A Night at the Silent Flicks

A silly smile, a goofy grin, a loopy laugh.  Through the whole performance of Orchestra New England.

Conductor Jim Sinclair arranged and narrated the program, filling it with entertaining anecdotes.  “We’re dressed for the ’20s,” Jim said, but then his tie malfunctioned, “and I’ll have to do this sans tie.”  As he took it off, a catcall came from the audience: “take it all off.”  Yes, it was that kind of evening.

What were we in for?  Musical accompaniment to three silent films.  The music was provided by an abbreviated orchestra of eight members, but the sound was just perfect.  Like those old radio shows, the percussionist Patrick Smith stole the hour, with his hilarious renditions of actors speaking, a horse clopping down the street, cops smacking into each other, doors slamming, the hot tamale, the flirting couple, and much more silliness.

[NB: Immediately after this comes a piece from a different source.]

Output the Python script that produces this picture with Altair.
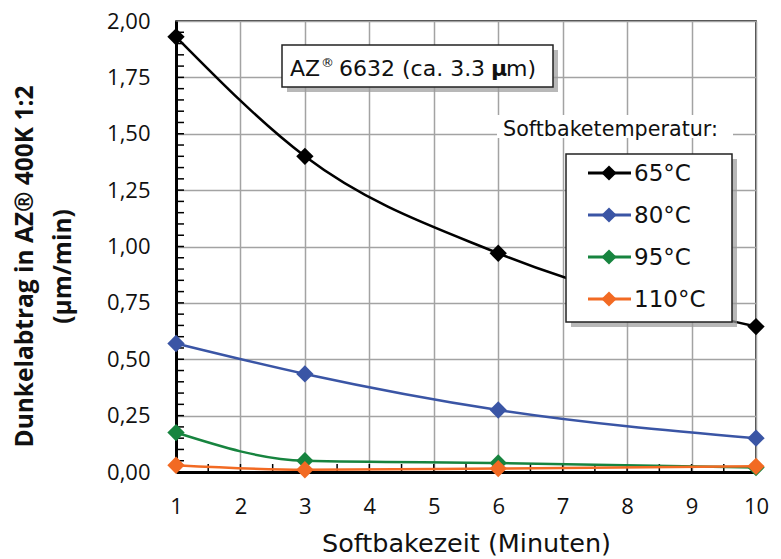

So what were some of Jim’s tidbits?

I had never put together that silent films transferred straight from Vaudeville.  They didn’t even have to come up with new material.  This Charlie Chaplin film from early in the scheme of things, 1916, featured the Little Tramp (who turned 100 in 2014).  The Vaudeville stuff?  The classic duck-and-the-innocent-gets-punched schtick, the swinging doors routine, and roller skating slips and falls.  Here in it’s entirety (with music by someone else) is the two-reeler (each reel lasted about 9 minutes) The Rink:

You have to admit that the “Stout Lady” was a very good sport.  And did they speed up the film to get those shots?  Goodness!  They were all such athletes.

I had not seen Harold Lloyd before, and apparently of the main silent film comics, he was the sort of “normal,” leading man type.  We saw Haunted Spooks from 1920.  It’s filled with some dated black performer/minstrel stereotypes, but also one great Little Rascal who almost makes up for the other.

Buster Keaton certainly competes in high-jinks athleticism with Chaplin.  Keaton was also an engineer and used physics to help plan his stunts.  Don’t miss the moment in Cops from 1922 when Keaton grabs on to a moving car.  This one seems to use that ‘when a moving object hits an immovable force …’ or, well, I’m not much of a scientist.  Take a look:

This film has a kind of plot that exceeds the Chaplin strung-together routines, which is definitely part of its appeal for me.  Poor Buster all the way through, and then at the end…

Now I will say that the music used on these videos doesn’t compare to the hilarity of what we heard with Orchestra New England.

The overture they started with reminded me of “Fractured Fairy Tales,” although this was “An Operatic Nightmare (Desecration No. 2),” which Jim pointed out meant there had been a No 1!  It features familiar operatic music converted to fox trot and ragtime beats.  “You can dance to it,” said Jim.  Especially fun for you musicologists out there.

Check out a taste of it here.  The overture did its job; it certainly put us in the mood.

The three films were accompanied by Jim’s compilations of Irving Berlin, Richard Wagner, Igor Stravinsky, Pyotr Tchaikovsky, Charles Gounod, and more, but like you’ve never heard them before.  He was not afraid to splice and dice the music, changing rhythms, fragmenting familiar motifs, and all so cleverly done that the music seamlessly integrated with the images.

I’m not sure if it was the pictures or the sounds or the combination that made my friend and neighbor Penny and me repeatedly laugh out loud, but we certainly did, with dopey aplomb.  Wish you could have been there, too.